Sobre cultura, de novo
Volto hoje às políticas de cultura, porque o assunto não é marginal nem secundário. A cultura, o seu legado, agentes e instituições, não são acessórios de projetos políticos ou adereços reputacionais. Pensar de forma sustentável a gestão da cultura da perspetiva da decisão política implica deixar de olhar para o setor como instrumento, mas pensá-lo como estratégia para o país. Usando o termo feliz de Raymond Williams, cultura define-se como a estrutura de sentimento de uma sociedade, um povo ou conjunto de povos. E é por definição um projeto cosmopolita de abertura ao mundo, que encerra em si um lastro que transborda a sua própria auto definição.

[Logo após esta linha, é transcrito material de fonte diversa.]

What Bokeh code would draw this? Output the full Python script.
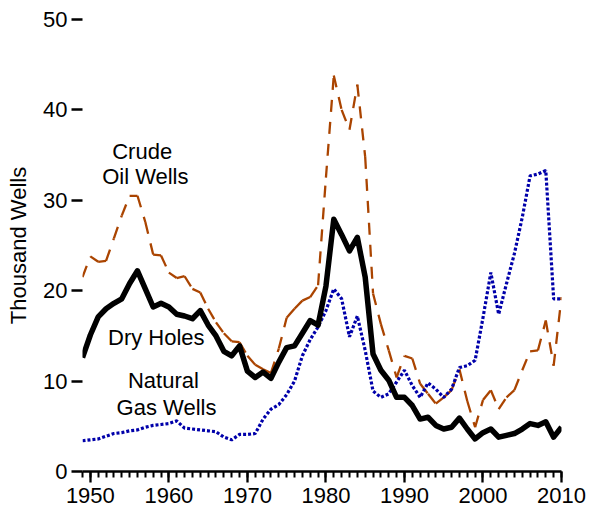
from bokeh.plotting import figure
from bokeh.models import SingleIntervalTicker, FixedTicker, Label, Range1d
from bokeh.embed import file_html
from bokeh.resources import INLINE

years = list(range(1949, 2011))

crude_oil = [21.5, 23.8, 23.2, 23.3, 25.8, 28.3, 30.5, 30.5, 27.6, 24.0,
             23.9, 22.0, 21.4, 21.6, 20.2, 19.8, 18.0, 16.5, 15.3, 14.4,
             14.3, 12.8, 11.8, 11.3, 10.9, 13.6, 17.0, 18.0, 18.9, 19.3,
             20.6, 32.5, 43.8, 40.0, 37.8, 42.8, 34.8, 19.7, 16.3, 13.4,
             10.4, 12.8, 12.5, 9.7, 8.6, 7.5, 8.2, 9.0, 11.3, 7.8,
             4.9, 7.9, 9.0, 6.9, 8.2, 9.0, 11.2, 13.3, 13.4, 16.7,
             11.7, 19.3]

dry_holes = [12.6, 15.1, 17.1, 18.0, 18.6, 19.1, 20.8, 22.2, 20.2, 18.2,
             18.6, 18.2, 17.4, 17.2, 16.9, 17.8, 16.2, 15.0, 13.3, 12.8,
             13.9, 11.1, 10.4, 11.0, 10.3, 12.1, 13.7, 13.9, 15.3, 16.7,
             16.2, 20.5, 27.9, 26.2, 24.4, 25.9, 21.5, 13.0, 11.2, 10.1,
             8.2, 8.2, 7.3, 5.8, 6.0, 5.1, 4.7, 4.9, 5.9, 4.7,
             3.6, 4.3, 4.7, 3.8, 4.0, 4.2, 4.7, 5.3, 5.1, 5.5,
             3.8, 4.9]

natural_gas = [3.4, 3.5, 3.6, 3.9, 4.2, 4.3, 4.5, 4.6, 4.9, 5.1,
               5.2, 5.3, 5.6, 4.8, 4.7, 4.6, 4.5, 4.4, 3.8, 3.5,
               4.1, 4.1, 4.2, 5.8, 6.9, 7.4, 8.5, 10.0, 12.8, 14.6,
               16.0, 17.8, 20.2, 19.1, 14.9, 17.2, 13.4, 8.9, 8.2, 8.6,
               9.9, 11.2, 9.5, 8.2, 9.8, 9.1, 8.2, 9.1, 11.5, 11.7,
               12.3, 17.0, 22.0, 17.4, 20.8, 24.1, 28.1, 32.7, 32.9, 33.3,
               19.1, 19.1]

y_ticks = [0, 10, 20, 30, 40, 50]

FONT = "Liberation Sans"
SIZE = "22px"

p = figure(width=590, height=509, output_backend="svg", toolbar_location=None,
           x_range=Range1d(1949, 2010), y_range=Range1d(0, 50),
           min_border_left=82, min_border_right=29, min_border_top=19,
           min_border_bottom=38)
p.outline_line_color = None
p.grid.visible = False

# Crude oil wells: dashed, pattern restarting at each yearly segment
p.segment(x0=years[:-1], y0=crude_oil[:-1], x1=years[1:], y1=crude_oil[1:],
          line_color="#AA4400", line_width=2.3, line_dash="12 10")
# Natural gas wells: dotted
p.line(years, natural_gas, line_color="#0000AA", line_width=3.2, line_dash="3 2")
# Dry holes: thick solid
p.line(years, dry_holes, line_color="black", line_width=5.5, line_join="round")

xa = p.xaxis[0]
xa.ticker = SingleIntervalTicker(interval=10, num_minor_ticks=10)
xa.axis_line_width = 2.3
xa.axis_line_color = "black"
xa.major_tick_line_width = 2.3
xa.minor_tick_line_width = 2
xa.major_tick_out = 11
xa.major_tick_in = 0
xa.minor_tick_out = 6
xa.minor_tick_in = 0
xa.major_label_text_font = FONT
xa.major_label_text_font_size = SIZE
xa.major_label_text_color = "black"
xa.major_label_standoff = 5

ya = p.yaxis[0]
ya.ticker = FixedTicker(ticks=y_ticks)
ya.axis_line_color = None
ya.minor_tick_line_color = None
ya.major_tick_out = 11
ya.major_tick_in = 0
ya.major_tick_line_width = 2.3
ya.major_label_text_font = FONT
ya.major_label_text_font_size = SIZE
ya.major_label_text_color = "black"
ya.major_label_standoff = 4
ya.axis_label = "Thousand Wells"
ya.axis_label_text_font = FONT
ya.axis_label_text_font_size = SIZE
ya.axis_label_text_font_style = "normal"
ya.axis_label_text_color = "black"
ya.axis_label_standoff = 9

for txt, x, y in [("Crude", 1956.6, 35.4), ("Oil Wells", 1957.0, 32.6),
                  ("Dry Holes", 1958.4, 14.8), ("Natural", 1959.3, 10.1),
                  ("Gas Wells", 1959.7, 7.1)]:
    p.add_layout(Label(x=x, y=y, text=txt, text_align="center", text_baseline="middle",
                       text_font=FONT, text_font_size=SIZE, text_color="black"))

open("out.html", "w").write(file_html(p, INLINE))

Cultura implica sempre o seu plural, a diversidade rica das culturas.
Ao congregar uma dimensão material com um lastro e impacto intangíveis que ultrapassa indivíduos, coletivos, sociedades e nações, o setor cultural torna-se particularmente apetecível para intervenções de microgestão política. Quem dominar a cultura, domina a estrutura de sentimento, logo a perceção sobre a realidade, a orientação do modelo de desenvolvimento.

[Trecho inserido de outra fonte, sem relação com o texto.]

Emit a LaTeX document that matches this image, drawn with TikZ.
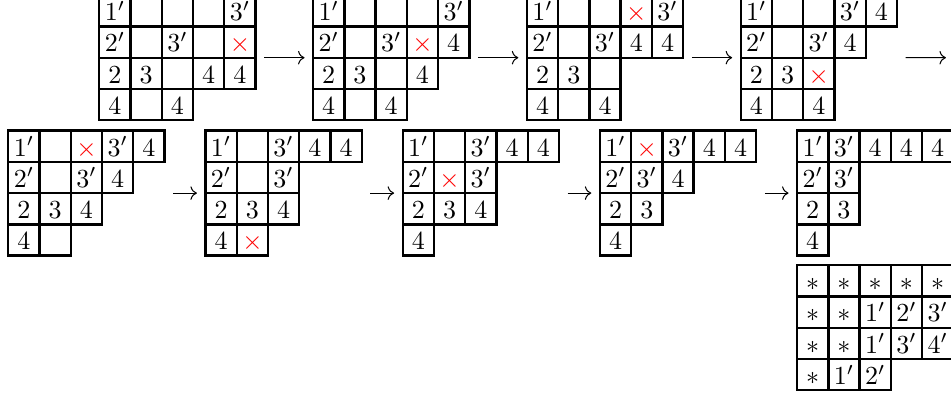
\documentclass[tikz,border=0pt]{standalone}
\usepackage{xcolor}
\usepackage{tikz}
\usetikzlibrary{arrows.meta}

\newcommand{\X}{\textcolor{red}{\times}}
% young tableau: name, left, top, rows
\newcommand{\youngtab}[4]{%
  \foreach \row [count=\ri] in {#4} {
    \foreach \entry [count=\ci] in \row {
      \node[cell] (#1-\ri-\ci) at ({#2+(\ci-0.5)*31.25},{#3+(\ri-0.5)*31.25}) {$\entry$};
    }
  }%
}

\begin{document}
\begin{tikzpicture}[x=0.384pt, y=-0.384pt,
    cell/.style={draw, line width=0.9pt, minimum size=12pt, inner sep=0pt, outer sep=0pt,
                 text height=7.6pt, text depth=0pt},
    arr/.style={-{Computer Modern Rightarrow}, line width=0.4pt,
                shorten <=3.3pt, shorten >=3.3pt}
  ]
  \useasboundingbox (0,0) rectangle (951,395);
  \clip (0,0) rectangle (951,395);
  % first row
  \youngtab{t1}{99.3}{-4.8}{{1',,,,3'},{2',,3',,\X},{2,3,,4,4},{4,,4}}
  \youngtab{t2}{313.1}{-4.8}{{1',,,,3'},{2',,3',\X,4},{2,3,,4},{4,,4}}
  \youngtab{t3}{526.9}{-4.8}{{1',,,\X,3'},{2',,3',4,4},{2,3,{}},{4,,4}}
  \youngtab{t4}{740.7}{-4.8}{{1',,,3',4},{2',,3',4},{2,3,\X},{4,,4}}
  \coordinate (t4out) at (954.5,57.7);
  \draw[arr] (t1-1-5.east |- t1-2-1.south) -- (t2-1-1.west |- t2-2-1.south);
  \draw[arr] (t2-1-5.east |- t2-2-1.south) -- (t3-1-1.west |- t3-2-1.south);
  \draw[arr] (t3-1-5.east |- t3-2-1.south) -- (t4-1-1.west |- t4-2-1.south);
  \draw[arr] (t4-1-5.east |- t4-2-1.south) -- (t4out);
  % second row
  \youngtab{t5}{8.3}{130.6}{{1',,\X,3',4},{2',,3',4},{2,3,4},{4,{}}}
  \youngtab{t6}{205.5}{130.6}{{1',,3',4,4},{2',,3'},{2,3,4},{4,\X}}
  \youngtab{t7}{402.7}{130.6}{{1',,3',4,4},{2',\X,3'},{2,3,4},{4}}
  \youngtab{t8}{599.9}{130.6}{{1',\X,3',4,4},{2',3',4},{2,3},{4}}
  \youngtab{t9}{797.1}{130.6}{{1',3',4,4,4},{2',3'},{2,3},{4}}
  \draw[arr] (t5-1-5.east |- t5-2-1.south) -- (t6-1-1.west |- t6-2-1.south);
  \draw[arr] (t6-1-5.east |- t6-2-1.south) -- (t7-1-1.west |- t7-2-1.south);
  \draw[arr] (t7-1-5.east |- t7-2-1.south) -- (t8-1-1.west |- t8-2-1.south);
  \draw[arr] (t8-1-5.east |- t8-2-1.south) -- (t9-1-1.west |- t9-2-1.south);
  % result
  \youngtab{t10}{797.1}{265.2}{{*,*,*,*,*},{*,*,1',2',3'},{*,*,1',3',4'},{*,1',2'}}
\end{tikzpicture}
\end{document}
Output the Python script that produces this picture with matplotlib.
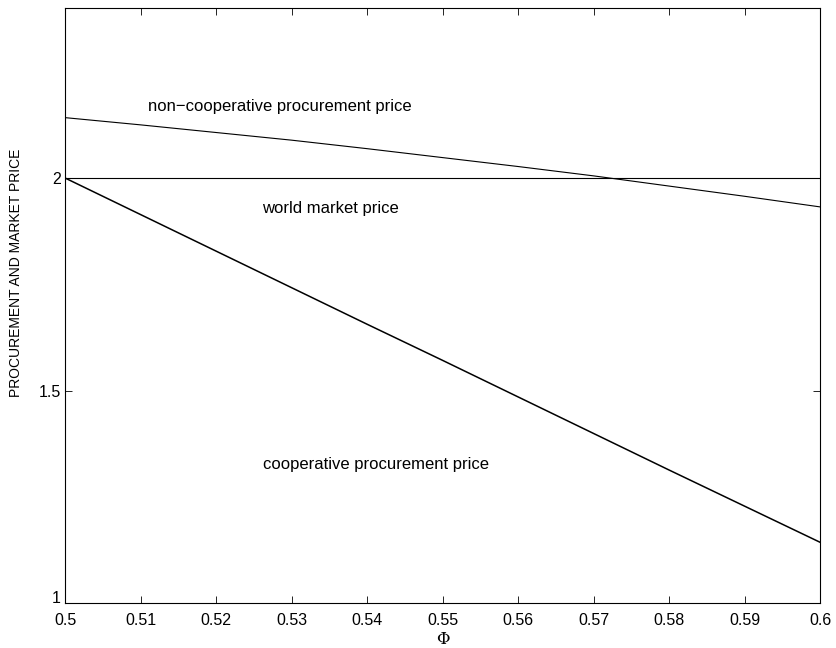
import matplotlib
matplotlib.use('Agg')
import matplotlib.pyplot as plt
import matplotlib.transforms as mtransforms

plt.rcParams['font.family'] = ['Liberation Sans', 'DejaVu Sans']

# values
phi = [0.50, 0.51, 0.52, 0.53, 0.54, 0.55, 0.56, 0.57, 0.58, 0.59, 0.60]
noncoop = [2.142, 2.125, 2.107, 2.089, 2.069, 2.048, 2.027, 2.005, 1.981, 1.957, 1.932]
coop = [2.000, 1.914, 1.828, 1.742, 1.656, 1.571, 1.485, 1.399, 1.313, 1.228, 1.143]
world = 2.0

xticks = [0.5, 0.51, 0.52, 0.53, 0.54, 0.55, 0.56, 0.57, 0.58, 0.59, 0.6]
xticklabels = ['0.5', '0.51', '0.52', '0.53', '0.54', '0.55', '0.56', '0.57', '0.58', '0.59', '0.6']
yticks = [1, 1.5, 2]
yticklabels = ['1', '1.5', '2']

fig = plt.figure(figsize=(8.37, 6.48), dpi=100)
ax = fig.add_axes([0.0777, 0.0694, 0.902, 0.9183])

ax.plot(phi, noncoop, color='black', linewidth=0.8)
ax.axhline(world, color='black', linewidth=0.8)
ax.plot(phi, coop, color='black', linewidth=1.1)

ax.text(0.511, 2.169, 'non\u2212cooperative procurement price', fontsize=12, va='center')
ax.text(0.5261, 1.929, 'world market price', fontsize=12, va='center')
ax.text(0.5262, 1.325, 'cooperative procurement price', fontsize=12, va='center')

ax.set_xlim(0.5, 0.6)
ax.set_ylim(1, 2.4)
ax.set_xticks(xticks)
ax.set_xticklabels(xticklabels)
ax.set_yticks(yticks)
ax.set_yticklabels(yticklabels)
ax.tick_params(direction='in', top=True, right=True, length=5, width=0.6, labelsize=11.5)
ax.tick_params(axis='x', pad=7)
ax.tick_params(axis='y', pad=3)
for s in ax.spines.values():
    s.set_linewidth(0.8)

# lift the "1" label a little so it sits above "0.5", as in the original
lbl = ax.get_yticklabels()[0]
lbl.set_transform(lbl.get_transform() + mtransforms.ScaledTranslation(0, 4 / 72, fig.dpi_scale_trans))

ax.set_xlabel('\u03a6', fontsize=12, family='DejaVu Serif', labelpad=2)
ax.set_ylabel('PROCUREMENT AND MARKET PRICE', fontsize=10)
ax.yaxis.set_label_coords(-0.0556, 0.555)

fig.savefig('out.png', dpi=100)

Na agenda das eleições que se aproximam, o tema da cultura vai ganhar proeminência. Os efeitos da pandemia sobre o setor e as críticas à ação do Ministério que a tutela juntaram e forma improvável as forças de esquerda e de direita. A esquerda, que se apresenta como tradicional defensora do setor e dos seus agentes, colocou já o tema na agenda da campanha. A defesa da "democracia cultural" por Jerónimo de Sousa não deixa de ser irónica, porque o controlo férreo sobre a expressão artística que o legado comunista e os atuais representantes da ideologia, como a China, demonstram, é tudo menos legitimador de uma prática de criação livre e democrática. Por sua vez, a direita, que olha a cultura numa lógica sobretudo de ilustração individual e que está tradicionalmente alheada de uma agenda mais estruturante do setor, exceto para orientar políticas de preservação ou, mais recentemente, apoiar organizações comunitárias de proximidade, irá colocar certamente as políticas culturais no seu programa. Rui Rio já sentiu necessidade de começar a combater a narrativa do seu antagonismo ao setor. Ao lado da saúde, da educação e da economia, a cultura está a emergir como uma das questões da agenda política eleitoral.

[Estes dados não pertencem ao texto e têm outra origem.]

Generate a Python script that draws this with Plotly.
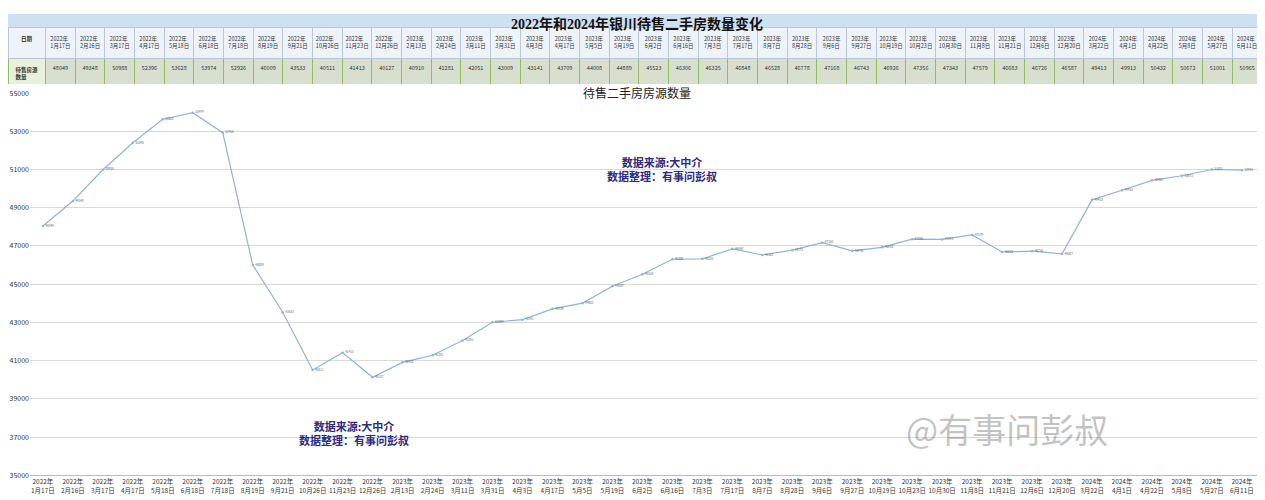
import plotly.graph_objects as go

dates = ["2022年<br>1月17日", "2022年<br>2月16日", "2022年<br>3月17日", "2022年<br>4月17日", "2022年<br>5月18日",
         "2022年<br>6月18日", "2022年<br>7月18日", "2022年<br>8月19日", "2022年<br>9月21日", "2022年<br>10月26日",
         "2022年<br>11月23日", "2022年<br>12月26日", "2023年<br>2月13日", "2023年<br>2月24日", "2023年<br>3月11日",
         "2023年<br>3月31日", "2023年<br>4月3日", "2023年<br>4月17日", "2023年<br>5月5日", "2023年<br>5月19日",
         "2023年<br>6月2日", "2023年<br>6月16日", "2023年<br>7月3日", "2023年<br>7月17日", "2023年<br>8月7日",
         "2023年<br>8月28日", "2023年<br>9月6日", "2023年<br>9月27日", "2023年<br>10月19日", "2023年<br>10月23日",
         "2023年<br>10月30日", "2023年<br>11月8日", "2023年<br>11月21日", "2023年<br>12月6日", "2023年<br>12月20日",
         "2024年<br>3月22日", "2024年<br>4月1日", "2024年<br>4月22日", "2024年<br>5月8日", "2024年<br>5月27日",
         "2024年<br>6月11日"]
listings = [48049, 49348, 50988, 52396, 53628, 53974, 52926, 46009, 43533, 40511, 41413, 40127, 40910, 41281,
            42051, 43009, 43141, 43709, 44008, 44889, 45523, 46306, 46325, 46848, 46528, 46778, 47168, 46743,
            46926, 47356, 47343, 47579, 46683, 46726, 46587, 49413, 49913, 50432, 50672, 51001, 50965]
y_ticks = list(range(35000, 55001, 2000))

W, H = 1257, 492  # page adds a small body margin


def py(p):  # reference pixel row -> paper fraction
    return 1 - max(p - 14, 0) / 0.979 / H


def px(p):
    return (p - 8) / W


idx = list(range(len(dates)))
fig = go.Figure()

# spreadsheet-style table on top
fig.add_trace(go.Table(
    domain=dict(x=[px(8), px(1262)], y=[py(84), py(27)]),
    columnwidth=[38] + [30] * len(dates),
    header=dict(values=["<b>日期</b>"] + dates, height=21,
                fill_color="#eef3fa", line_color="#b9c6d6",
                font=dict(size=5.5, color="#333"), align="center"),
    cells=dict(values=[["<b>待售房源<br>数量</b>"]] + [[v] for v in listings], height=22,
               fill_color=[["#e8f0dc"]] + [["#d9dfcf"]] * len(dates), line_color="#8fbf5f",
               font=dict(size=5.5, color="#333"), align="center"),
))

fig.add_trace(go.Scatter(
    x=idx, y=listings, mode="lines+markers+text",
    line=dict(color="#8db3e0", width=1.2),
    marker=dict(size=2.5, color="#8db3e0"),
    text=[str(v) for v in listings], textposition="middle right",
    textfont=dict(size=3, color="#666"),
    hoverinfo="x+y",
))

fig.update_layout(
    width=W, height=H, margin=dict(l=0, r=0, t=0, b=0),
    paper_bgcolor="white", plot_bgcolor="white", showlegend=False,
    font=dict(family="Noto Sans CJK SC"),
    xaxis=dict(domain=[px(30), px(1262)], range=[-0.43, 40.67], tickvals=idx, ticktext=dates,
               tickangle=0, tickfont=dict(size=6.5, color="#333"), showgrid=False, zeroline=False,
               showline=True, linecolor="#bbb"),
    yaxis=dict(domain=[py(475), py(93)], range=[35000, 55000], tickvals=y_ticks, tickformat="d",
               tickfont=dict(size=7, color="#333"), gridcolor="#d9d9d9", zeroline=False),
    shapes=[dict(type="rect", xref="paper", yref="paper", x0=0, x1=1, y0=py(27), y1=1,
                 fillcolor="#cfe0f1", line_width=0, layer="below")],
    annotations=[
        dict(text="<b>2022年和2024年银川待售二手房数量变化</b>", x=0.5, y=1, yanchor="top", xref="paper", yref="paper",
             showarrow=False, font=dict(size=14, family="Liberation Serif, Noto Sans CJK SC", color="#111")),
        dict(text="待售二手房房源数量", x=0.5, y=py(82), xref="paper", yref="paper",
             showarrow=False, font=dict(size=12, color="#222")),
        dict(text="<b>数据来源:大中介<br>数据整理：有事问彭叔</b>", x=px(662), y=py(152), xref="paper", yref="paper",
             showarrow=False, font=dict(size=11, color="#2d2a80")),
        dict(text="<b>数据来源:大中介<br>数据整理：有事问彭叔</b>", x=px(297), y=py(450), xref="paper", yref="paper",
             showarrow=False, font=dict(size=11, color="#2d2a80")),
        dict(text="@有事问彭叔", x=px(1110), y=py(455), xref="paper", yref="paper",
             showarrow=False, font=dict(size=34, color="rgba(120,120,120,0.45)")),
    ],
)

fig.write_html("out.html")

Interessa, justamente por isso, salientar três aspetos essenciais ao desenvolvimento de políticas culturais sustentáveis. Resumo-as no programa dos três Ps: Preservação/Produção/Promoção. E para tal é necessária clareza sobre como se financia, como se selecionam prioridades e como se trabalha o alargamento do acesso à cultura. Para prevenir as tentações de controlo, o Ministério da Cultura deve claramente apresentar-se como um mediador honesto que gere financiamento de base estatal, facilitando medidas - sobretudo de natureza fiscal - que suscitem e incentivem uma maior intervenção de atores privados no apoio às artes e às instituições. O apoio do Estado à conservação e preservação do enorme património artístico de Portugal é determinante para a auto-consciência, necessariamente reflexiva e crítica, do país sobre o seu passado e a forma como projeta o futuro. Do mesmo modo, o apoio à produção e criação artísticas é estruturante da ação de promoção da atividade cultural que o Estado deve cultivar, mas sem criar dependências dos projetos artísticos face às linhas de financiamento. Atividade artística que sobrevive apenas por se adaptar às oportunidades de financiamento públicas, não é criação, mas recurso. Finalmente, é determinante para a afirmação e a projeção da imagem do país, melhorar a educação de públicos e o acesso da população aos bens culturais. Promover e trabalhar o alargamento do acesso com os agentes locais, os municípios, incentivar a educação artística e projetar o país não apenas como centro de oportunidade económica e de inovação tecnológica, mas como hub criativo, exige educar para a cultura. No difícil jogo de escolhas, a prioridade, e a opção mais difícil, é justamente combater a tentação do populismo cultural e incentivar o trabalho consistente e permanente de novos públicos. Se fosse fácil, já estaria feito.